Soon other Armenians like Afrikian, Geozalov and Sarayev followed the example of Tairov and built wineries. Due to some difficulties in production in 1898 Tairov sold his factory to “Shousdov & Sons.” Later the Shousdovs built a second factory and established seven more factories for vine cultivation and preservation in different regions. After the death of Nicolay Shousdov, his sons Nicolyn and Leondyn took charge of the organization.
In 1900 during Paris International Symposium Nicolay Shousdov Jr. presented his cognac samples for “blind tasting.” After tasting it and without knowing the origin of the cognac, the committee gave the prestigious Grand Prix to the Armenian product. Because of the high quality Shousdov was allowed to label the bottles as “cognac” and not “brandy.” The label “cognac” was only used for the alcoholic vine products coming out of the Cognac province of France. Evidently, the Armenian cognac is the only drink in the world that has been given the privilege of being labeled as cognac because of its high quality.
The widest recognition that the Armenian cognac received was in 1913 when among thirty other Armenian and non-Armenian companies “Shousdov & Sons” started to deliver its products to the palace of the Russian Emperor.
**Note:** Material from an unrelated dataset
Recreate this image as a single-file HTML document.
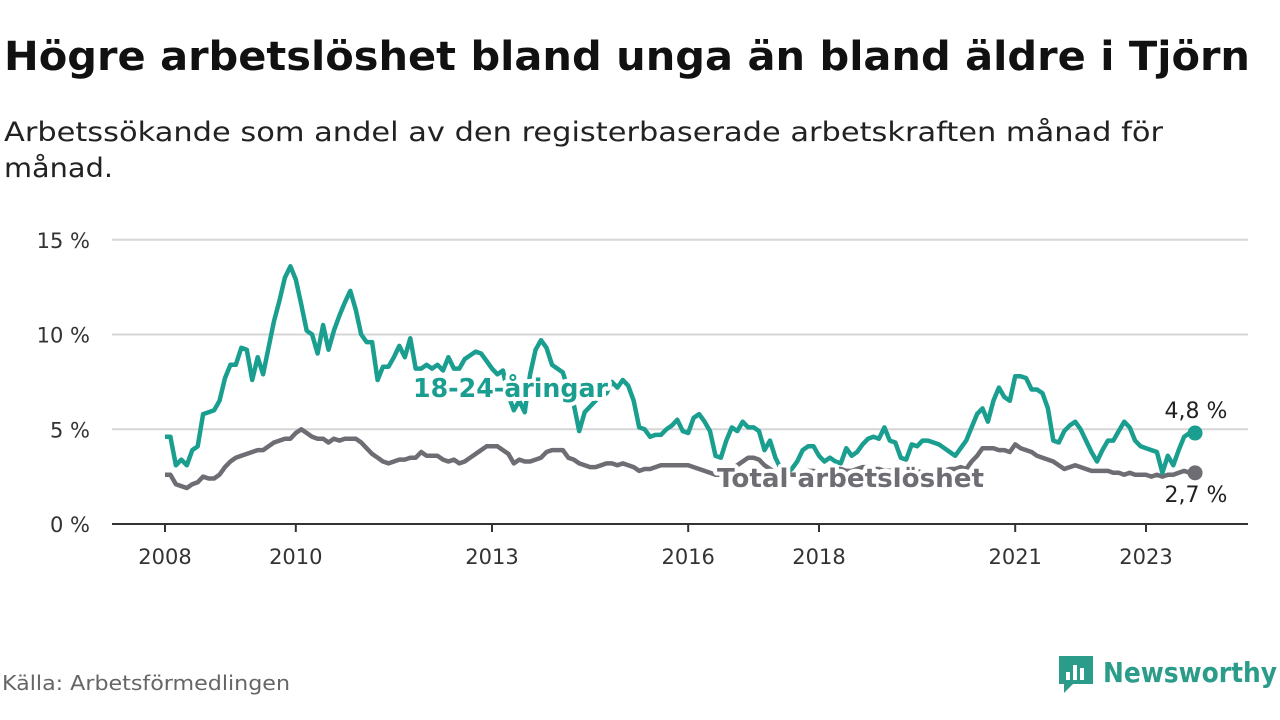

Nicolay Shousdov Jr. was a unique personality. His advertisement skills are to be saluted. Along with a series of advertisement programs that he organized, he hired presentable men, dressed them suitably and sent them to different prestigious restaurants in Europe. The gentlemen would order Shousdov cognac and after being informed that they were not in their menu list, they would make a scene, get all worked up and hurl out of the restaurant slamming the door behind them. This plan produced stunning results. The Shousdov cognac invaded Europe. The company won one prize after the other; gold medals of “Nijni Novgorod,” “New Orleans” and Warsaw contests and others.
In 1912, Shousdov offered the Russian Tsar Nicolay II to have a shot of cognac with a slice of lemon; he was to have it in front of the whole royalty and, the most important of all, in front of the French Ambassador. After having the shot of the Armenian cognac, the Tsar smiled and said: “This is a marvelous cognac, Sirs, and I advise you all to have some.” From that time on the Shousdov cognac became trendy; and having it with a slice of lemon became known as “Nicolashka.” After the Revolution, the prestigious drink was being offered in Kremlin, especially during visits of foreign officials. It helped to solve so many problems and open so many doors.
The Armenian cognac is good. It is highly valued all around the world, including in France, the birthplace of the cognac. The unanimous viewpoint of the international experts is that there are two types of cognac: the French and the Armenian. All the other cognacs belong to the third group.
The Armenian cognac was also praised by the Russian writer Maxim Gorki. In 1928, after tasting the Armenian cognac, he said: “Perhaps it’s easier to climb to the top of Ararat than to climb up from the cellars of “Ararat.”